### Written exercise
Retype only the lines running from the line that contains "What D3.js code" to the line that contains "640,650,660,670,680,686,692,697,700];", inclusive, and leave the pictures behind.

### Given information
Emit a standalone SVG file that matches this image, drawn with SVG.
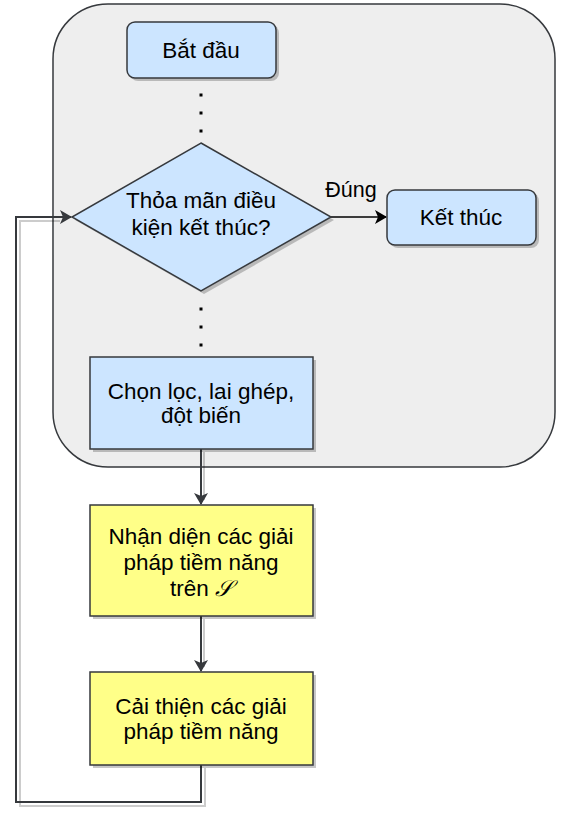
* * *
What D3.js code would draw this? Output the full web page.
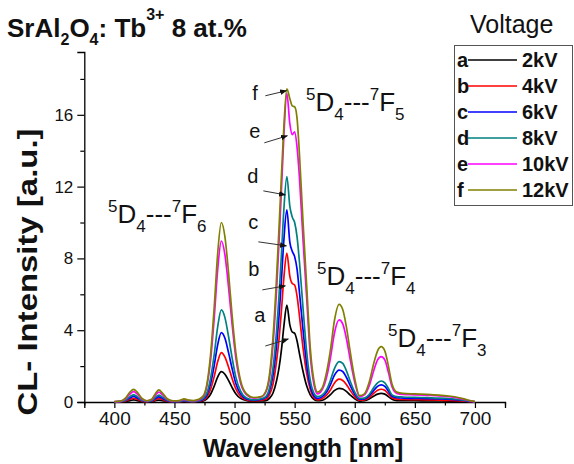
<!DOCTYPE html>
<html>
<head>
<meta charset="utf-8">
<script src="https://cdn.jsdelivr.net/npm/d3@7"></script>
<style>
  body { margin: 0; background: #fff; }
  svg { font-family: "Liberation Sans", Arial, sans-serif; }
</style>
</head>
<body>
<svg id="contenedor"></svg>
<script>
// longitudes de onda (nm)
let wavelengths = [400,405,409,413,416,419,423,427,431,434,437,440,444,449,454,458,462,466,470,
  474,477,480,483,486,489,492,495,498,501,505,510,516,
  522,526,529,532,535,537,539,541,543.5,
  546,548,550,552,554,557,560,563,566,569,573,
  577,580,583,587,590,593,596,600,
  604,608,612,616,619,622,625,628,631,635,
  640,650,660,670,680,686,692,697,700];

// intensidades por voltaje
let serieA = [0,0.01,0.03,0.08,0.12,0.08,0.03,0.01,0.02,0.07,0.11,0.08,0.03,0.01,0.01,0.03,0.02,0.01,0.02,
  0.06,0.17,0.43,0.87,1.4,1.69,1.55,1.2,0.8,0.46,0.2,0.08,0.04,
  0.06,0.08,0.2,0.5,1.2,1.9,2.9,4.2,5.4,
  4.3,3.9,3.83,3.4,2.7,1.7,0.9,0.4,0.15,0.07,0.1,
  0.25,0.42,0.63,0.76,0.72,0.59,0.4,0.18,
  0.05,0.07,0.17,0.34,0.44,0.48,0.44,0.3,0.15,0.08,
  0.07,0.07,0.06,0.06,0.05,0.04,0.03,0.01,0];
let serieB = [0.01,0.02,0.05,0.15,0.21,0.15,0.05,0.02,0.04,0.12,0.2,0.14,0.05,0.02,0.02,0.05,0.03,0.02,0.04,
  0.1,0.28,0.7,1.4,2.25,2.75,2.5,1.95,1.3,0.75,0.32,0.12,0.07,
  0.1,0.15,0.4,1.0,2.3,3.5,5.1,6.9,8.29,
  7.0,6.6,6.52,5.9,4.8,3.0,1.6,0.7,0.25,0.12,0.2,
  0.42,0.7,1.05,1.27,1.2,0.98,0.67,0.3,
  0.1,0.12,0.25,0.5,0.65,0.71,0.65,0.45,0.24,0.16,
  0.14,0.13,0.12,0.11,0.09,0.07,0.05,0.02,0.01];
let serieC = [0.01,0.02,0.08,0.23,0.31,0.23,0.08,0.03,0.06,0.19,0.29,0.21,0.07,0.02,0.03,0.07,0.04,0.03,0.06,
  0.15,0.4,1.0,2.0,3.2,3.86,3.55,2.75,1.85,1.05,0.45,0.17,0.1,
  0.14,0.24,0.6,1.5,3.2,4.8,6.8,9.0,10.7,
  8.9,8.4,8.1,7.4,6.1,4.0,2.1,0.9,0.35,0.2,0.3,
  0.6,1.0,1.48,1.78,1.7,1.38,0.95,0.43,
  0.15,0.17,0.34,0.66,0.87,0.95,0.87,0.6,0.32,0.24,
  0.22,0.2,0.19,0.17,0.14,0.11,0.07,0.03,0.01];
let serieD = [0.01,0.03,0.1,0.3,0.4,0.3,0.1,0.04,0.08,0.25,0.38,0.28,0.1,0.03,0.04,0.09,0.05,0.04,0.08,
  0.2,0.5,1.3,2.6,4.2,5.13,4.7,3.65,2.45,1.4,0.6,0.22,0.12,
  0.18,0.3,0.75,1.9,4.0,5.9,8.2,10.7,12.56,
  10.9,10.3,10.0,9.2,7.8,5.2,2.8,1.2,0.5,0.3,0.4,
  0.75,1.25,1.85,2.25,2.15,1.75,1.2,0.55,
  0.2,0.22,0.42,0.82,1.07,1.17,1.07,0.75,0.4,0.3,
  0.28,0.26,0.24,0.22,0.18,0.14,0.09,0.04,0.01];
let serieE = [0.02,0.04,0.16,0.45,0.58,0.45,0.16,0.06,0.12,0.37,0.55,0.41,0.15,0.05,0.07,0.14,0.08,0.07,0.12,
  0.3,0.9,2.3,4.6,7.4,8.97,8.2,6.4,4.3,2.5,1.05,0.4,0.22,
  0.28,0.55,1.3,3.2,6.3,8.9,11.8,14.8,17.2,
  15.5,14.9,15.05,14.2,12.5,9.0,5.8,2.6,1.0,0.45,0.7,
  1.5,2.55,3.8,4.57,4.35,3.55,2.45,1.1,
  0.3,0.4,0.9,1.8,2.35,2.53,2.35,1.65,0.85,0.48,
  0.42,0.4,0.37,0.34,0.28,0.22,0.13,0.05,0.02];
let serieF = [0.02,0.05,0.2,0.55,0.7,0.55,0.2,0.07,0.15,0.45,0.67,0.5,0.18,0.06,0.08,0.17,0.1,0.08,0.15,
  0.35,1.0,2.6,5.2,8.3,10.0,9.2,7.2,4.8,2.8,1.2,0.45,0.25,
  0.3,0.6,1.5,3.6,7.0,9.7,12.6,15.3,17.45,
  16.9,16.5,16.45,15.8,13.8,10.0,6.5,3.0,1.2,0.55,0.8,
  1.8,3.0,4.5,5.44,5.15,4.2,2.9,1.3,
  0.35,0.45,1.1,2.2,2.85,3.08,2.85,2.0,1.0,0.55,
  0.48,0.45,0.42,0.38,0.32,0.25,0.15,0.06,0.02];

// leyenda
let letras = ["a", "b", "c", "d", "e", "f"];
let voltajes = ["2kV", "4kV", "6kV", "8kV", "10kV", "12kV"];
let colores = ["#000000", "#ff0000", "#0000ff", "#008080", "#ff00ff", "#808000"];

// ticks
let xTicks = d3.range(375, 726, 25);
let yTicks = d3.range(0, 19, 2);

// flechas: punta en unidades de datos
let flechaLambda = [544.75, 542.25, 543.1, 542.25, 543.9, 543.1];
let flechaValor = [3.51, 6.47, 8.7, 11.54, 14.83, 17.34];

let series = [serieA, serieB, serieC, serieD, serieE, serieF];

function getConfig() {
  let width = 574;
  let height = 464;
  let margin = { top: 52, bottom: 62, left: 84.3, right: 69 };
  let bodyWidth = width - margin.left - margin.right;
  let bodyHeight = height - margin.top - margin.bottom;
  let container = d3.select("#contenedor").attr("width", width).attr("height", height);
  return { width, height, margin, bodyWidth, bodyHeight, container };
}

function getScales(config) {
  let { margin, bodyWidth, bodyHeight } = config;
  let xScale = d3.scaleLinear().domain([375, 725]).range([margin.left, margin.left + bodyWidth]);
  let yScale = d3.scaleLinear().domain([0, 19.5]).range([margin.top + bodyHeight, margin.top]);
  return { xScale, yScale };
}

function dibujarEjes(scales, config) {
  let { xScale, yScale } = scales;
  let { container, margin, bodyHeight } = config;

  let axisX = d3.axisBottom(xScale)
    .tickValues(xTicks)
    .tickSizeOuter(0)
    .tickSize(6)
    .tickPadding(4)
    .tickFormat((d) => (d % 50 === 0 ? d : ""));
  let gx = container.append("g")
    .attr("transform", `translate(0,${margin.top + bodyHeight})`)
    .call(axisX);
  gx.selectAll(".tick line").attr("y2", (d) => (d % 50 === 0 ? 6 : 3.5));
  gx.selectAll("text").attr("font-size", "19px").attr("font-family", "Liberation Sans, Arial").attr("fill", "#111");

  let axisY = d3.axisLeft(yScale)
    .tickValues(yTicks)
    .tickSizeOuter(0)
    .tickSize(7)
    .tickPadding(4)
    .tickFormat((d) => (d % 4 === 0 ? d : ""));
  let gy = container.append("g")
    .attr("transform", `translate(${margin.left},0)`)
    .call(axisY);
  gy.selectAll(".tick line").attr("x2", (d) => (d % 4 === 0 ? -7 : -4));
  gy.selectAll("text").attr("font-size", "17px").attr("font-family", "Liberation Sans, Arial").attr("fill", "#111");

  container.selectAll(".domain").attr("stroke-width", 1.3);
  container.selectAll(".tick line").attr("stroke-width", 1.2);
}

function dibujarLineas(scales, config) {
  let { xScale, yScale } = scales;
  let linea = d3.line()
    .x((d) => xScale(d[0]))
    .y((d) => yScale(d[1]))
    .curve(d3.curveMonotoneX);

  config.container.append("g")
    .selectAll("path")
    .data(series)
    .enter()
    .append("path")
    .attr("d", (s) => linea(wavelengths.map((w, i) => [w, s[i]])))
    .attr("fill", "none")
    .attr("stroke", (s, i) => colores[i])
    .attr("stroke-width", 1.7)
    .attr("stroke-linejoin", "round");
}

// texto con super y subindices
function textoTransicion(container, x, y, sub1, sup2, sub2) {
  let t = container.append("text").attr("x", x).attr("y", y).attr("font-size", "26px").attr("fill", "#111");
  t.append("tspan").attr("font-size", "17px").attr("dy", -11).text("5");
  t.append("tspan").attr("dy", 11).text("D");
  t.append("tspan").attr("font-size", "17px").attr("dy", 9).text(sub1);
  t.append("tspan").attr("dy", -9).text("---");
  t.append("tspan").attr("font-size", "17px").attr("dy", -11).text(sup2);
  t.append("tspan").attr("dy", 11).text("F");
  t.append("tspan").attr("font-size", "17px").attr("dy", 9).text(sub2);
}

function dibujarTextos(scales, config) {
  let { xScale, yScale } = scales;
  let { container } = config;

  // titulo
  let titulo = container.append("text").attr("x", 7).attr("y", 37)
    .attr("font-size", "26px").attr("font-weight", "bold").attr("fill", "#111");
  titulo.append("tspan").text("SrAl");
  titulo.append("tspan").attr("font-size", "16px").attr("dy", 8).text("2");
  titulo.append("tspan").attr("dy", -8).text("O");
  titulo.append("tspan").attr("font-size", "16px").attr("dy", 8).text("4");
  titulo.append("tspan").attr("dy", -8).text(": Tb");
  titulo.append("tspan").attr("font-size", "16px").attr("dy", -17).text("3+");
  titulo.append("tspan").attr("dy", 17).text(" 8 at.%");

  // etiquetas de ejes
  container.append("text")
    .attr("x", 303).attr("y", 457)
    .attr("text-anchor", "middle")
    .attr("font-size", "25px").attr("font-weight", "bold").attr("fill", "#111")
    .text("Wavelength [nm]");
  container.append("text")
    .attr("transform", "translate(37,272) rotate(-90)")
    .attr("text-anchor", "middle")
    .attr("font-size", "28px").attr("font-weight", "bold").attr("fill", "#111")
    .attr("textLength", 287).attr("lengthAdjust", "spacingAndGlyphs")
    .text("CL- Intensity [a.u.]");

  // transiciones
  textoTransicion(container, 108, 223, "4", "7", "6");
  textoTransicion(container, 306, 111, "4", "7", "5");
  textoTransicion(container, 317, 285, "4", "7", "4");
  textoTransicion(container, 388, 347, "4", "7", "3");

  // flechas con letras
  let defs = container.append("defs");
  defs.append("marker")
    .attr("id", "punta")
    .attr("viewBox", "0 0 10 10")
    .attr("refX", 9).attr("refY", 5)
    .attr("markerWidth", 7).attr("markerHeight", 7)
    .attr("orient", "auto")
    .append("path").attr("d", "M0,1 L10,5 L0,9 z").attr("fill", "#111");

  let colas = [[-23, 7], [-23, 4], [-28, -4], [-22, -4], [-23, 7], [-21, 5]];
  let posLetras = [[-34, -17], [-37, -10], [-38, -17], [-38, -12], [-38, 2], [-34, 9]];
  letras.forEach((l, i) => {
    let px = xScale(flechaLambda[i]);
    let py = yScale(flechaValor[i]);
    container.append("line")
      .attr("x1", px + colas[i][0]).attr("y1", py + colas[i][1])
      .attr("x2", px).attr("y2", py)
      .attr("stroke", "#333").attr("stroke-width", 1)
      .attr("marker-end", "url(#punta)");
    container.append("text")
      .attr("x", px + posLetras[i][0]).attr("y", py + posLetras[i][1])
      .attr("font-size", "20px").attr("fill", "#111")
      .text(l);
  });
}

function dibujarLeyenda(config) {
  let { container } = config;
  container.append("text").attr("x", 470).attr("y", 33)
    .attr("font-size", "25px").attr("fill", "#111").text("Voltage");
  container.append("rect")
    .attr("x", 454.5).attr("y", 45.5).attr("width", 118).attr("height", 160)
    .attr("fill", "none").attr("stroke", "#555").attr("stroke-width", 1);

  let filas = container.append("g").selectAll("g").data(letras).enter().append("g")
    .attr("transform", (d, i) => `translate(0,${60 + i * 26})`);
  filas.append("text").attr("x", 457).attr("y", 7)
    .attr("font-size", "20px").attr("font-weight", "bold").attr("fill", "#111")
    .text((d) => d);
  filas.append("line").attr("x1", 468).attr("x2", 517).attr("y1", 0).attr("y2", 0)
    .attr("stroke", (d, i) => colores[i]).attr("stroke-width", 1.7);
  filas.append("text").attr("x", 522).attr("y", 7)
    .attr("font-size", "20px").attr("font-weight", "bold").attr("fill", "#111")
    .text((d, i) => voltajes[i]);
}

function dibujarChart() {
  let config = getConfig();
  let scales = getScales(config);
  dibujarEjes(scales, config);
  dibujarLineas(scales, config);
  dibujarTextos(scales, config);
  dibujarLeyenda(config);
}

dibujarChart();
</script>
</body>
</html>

### Final result
What D3.js code would draw this? Output the full web page.
<!DOCTYPE html>
<html>
<head>
<meta charset="utf-8">
<script src="https://cdn.jsdelivr.net/npm/d3@7"></script>
<style>
  body { margin: 0; background: #fff; }
  svg { font-family: "Liberation Sans", Arial, sans-serif; }
</style>
</head>
<body>
<svg id="contenedor"></svg>
<script>
// longitudes de onda (nm)
let wavelengths = [400,405,409,413,416,419,423,427,431,434,437,440,444,449,454,458,462,466,470,
  474,477,480,483,486,489,492,495,498,501,505,510,516,
  522,526,529,532,535,537,539,541,543.5,
  546,548,550,552,554,557,560,563,566,569,573,
  577,580,583,587,590,593,596,600,
  604,608,612,616,619,622,625,628,631,635,
  640,650,660,670,680,686,692,697,700];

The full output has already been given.